Gregory notes that 203 editions of 50 works recounting the suffering and execution of the English Catholic martyrs were published between 1580 and 1640--and 95 of those editions appeared in the 1580's alone. These books, illustrations of the executions at Tyburn Tree were disseminated to the Catholic world, where the majority of Catholics had no opportunity for such sacrifice, thus spurring the interest in relics, praying to the martyrs as saints for intercession for miracles, and, generally, to devotion to the martyrs as saints, even though no cause for canonization was started until the mid seventeenth century and later.
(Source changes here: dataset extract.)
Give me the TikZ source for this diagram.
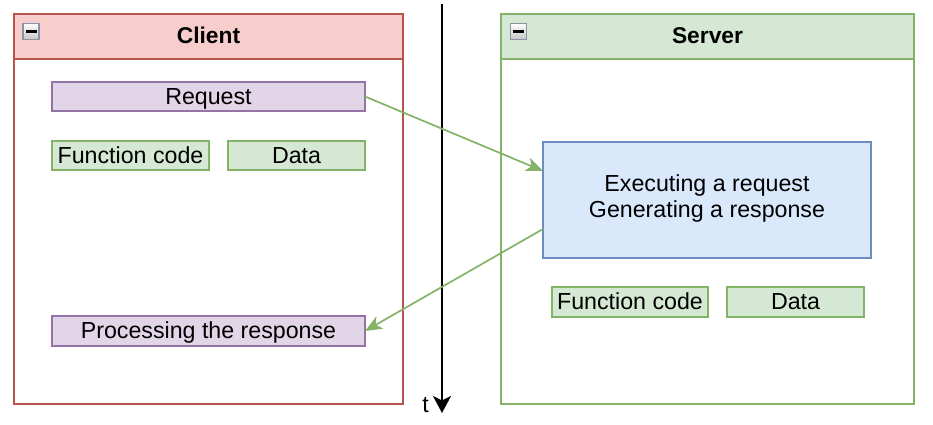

Book description from Harvard University Press:

Thousands of men and women were executed for incompatible religious views in sixteenth-century Europe. The meaning and significance of those deaths are studied here comparatively for the first time, providing a compelling argument for the importance of martyrdom as both a window onto religious sensibilities and a crucial component in the formation of divergent Christian traditions and identities.
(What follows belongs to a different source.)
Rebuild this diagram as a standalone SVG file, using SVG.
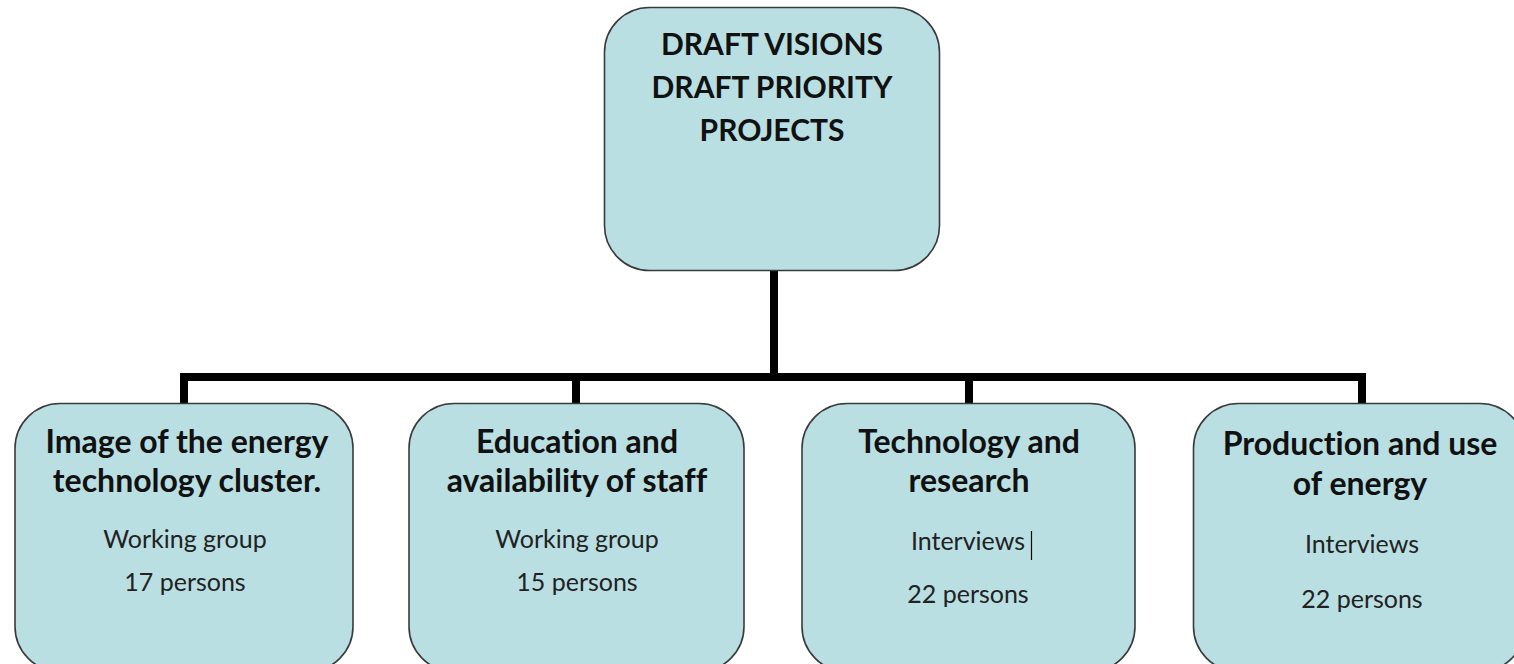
<svg xmlns="http://www.w3.org/2000/svg" width="1514" height="664" viewBox="0 0 1514 664">
<style>
.box{fill:#b9dfe3;stroke:#3a3a3a;stroke-width:1.6}
.t{font-family:Lato,"Open Sans",sans-serif;font-weight:bold;fill:#111;text-anchor:middle;font-variant-ligatures:none}
.h{font-size:30px}
.b{font-size:32px}
.s{font-family:Lato,"Open Sans",sans-serif;font-size:25px;fill:#222;text-anchor:middle;font-variant-ligatures:none}
.c{fill:none;stroke:#000;stroke-width:8;stroke-linejoin:miter}
</style>
<rect width="1514" height="664" fill="#fff"/>
<g id="connectors">
<path class="c" d="M774 271V377M184 404V377H1362V404M576 377V404M969 377V404"/>
</g>
<g id="root">
<rect class="box" x="604.5" y="7.5" width="335" height="263" rx="45"/>
<text class="t h" x="772" y="55">DRAFT VISIONS</text>
<text class="t h" x="772" y="98">DRAFT PRIORITY</text>
<text class="t h" x="772" y="141">PROJECTS</text>
</g>
<g id="n1">
<rect class="box" x="15" y="403.5" width="338" height="268" rx="45"/>
<text class="t b" x="187" y="453">Image of the energy</text>
<text class="t b" x="187" y="492">technology cluster.</text>
<text class="s" x="185" y="548">Working group</text>
<text class="s" x="185" y="591">17 persons</text>
</g>
<g id="n2">
<rect class="box" x="409" y="403.5" width="335" height="268" rx="45"/>
<text class="t b" x="577" y="453">Education and</text>
<text class="t b" x="577" y="492">availability of staff</text>
<text class="s" x="577" y="548">Working group</text>
<text class="s" x="577" y="591">15 persons</text>
</g>
<g id="n3">
<rect class="box" x="802" y="403.5" width="333" height="268" rx="45"/>
<text class="t b" x="969" y="453">Technology and</text>
<text class="t b" x="969" y="492">research</text>
<text class="s" x="968" y="550">Interviews</text>
<line x1="1031.5" y1="531" x2="1031.5" y2="560" stroke="#000" stroke-width="1.2"/>
<text class="s" x="968" y="603">22 persons</text>
</g>
<g id="n4">
<rect class="box" x="1193.5" y="403.5" width="331.5" height="268" rx="45"/>
<text class="t b" x="1360" y="455">Production and use</text>
<text class="t b" x="1360" y="495">of energy</text>
<text class="s" x="1362" y="553">Interviews</text>
<text class="s" x="1362" y="608">22 persons</text>
</g>
</svg>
Gregory explores Protestant, Catholic, and Anabaptist martyrs in a sustained fashion, addressing the similarities and differences in their self-understanding. He traces the processes and impact of their memorialization by co-believers, and he reconstructs the arguments of the ecclesiastical and civil authorities responsible for their deaths. In addition, he assesses the controversy over the meaning of executions for competing views of Christian truth, and the intractable dispute over the distinction between true and false martyrs. He employs a wide range of sources, including pamphlets, martyrologies, theological and devotional treatises, sermons, songs, woodcuts and engravings, correspondence, and legal records. Reconstructing religious motivation, conviction, and behavior in early modern Europe, Gregory shows us the shifting perspectives of authorities willing to kill, martyrs willing to die, martyrologists eager to memorialize, and controversialists keen to dispute.

Table of Contents:

Chapter 1. A Complex of Martyrs
On Understanding Early Modern Christianity
The Nature of the Martyrological Sources
The Course of Exposition

Chapter 2. The Late Medieval Inheritance
The Absence and Presence of Martyrs in the Late Middle Ages
Suffering Patiently, Dying Well, and the Passion of Christ
Christian Martyrs outside the Church in the Late Middle Ages

Chapter 3. The Willingness to Kill
Prosecuting Religious Criminals
The Duty of Intolerance
The Trajectory of Argumentation
Laws, Institutions, and the Contingencies of Practice

Chapter 4. The Willingness to Die
The Poverty of Theory
Foundations: Faith and Scripture
Contemporary Communities: Social Support and Sustenance
Historical Communities: Pedigrees of the Persecuted
Prison Activities: Practicing the Beliefs
The Art of Dying Well

Chapter 5. Witnesses for the Gospel: Protestants and Martyrdom
The Early Evangelical Martyrs and Emergent Protestant Identity
Avoiding Idolatry, Following Christ: Convictions to Die For
The Midcentury Martyrologies
The Protestant Martyrologies in National Contexts

Chapter 6. Nachfolge Christi: Anabaptists and Martyrdom
Müntzer to Münster: Forging an Anabaptist
Martyrological Mentality
Anabaptist Martyrs in the Low Countries
The Transformation of the Dutch Mennonite Martyrological Tradition

Chapter 7. The New Saints: Roman Catholics and Martyrdom
Defensive Martyrdom: The Henrician Catholics
The Passion for Passion in Post-Tridentine Catholicism
The Role of the Martyrs in Catholic Devotional Life

Chapter 8. The Conflict of Interpretations
The Weaknesses of Nondoctrinal Criteria
"Not the Punishment, but the Cause, Makes a Martyr"
Implications and Conclusions

Conclusion: A Shared and Shattered Worldview


Please note that I purchased this book.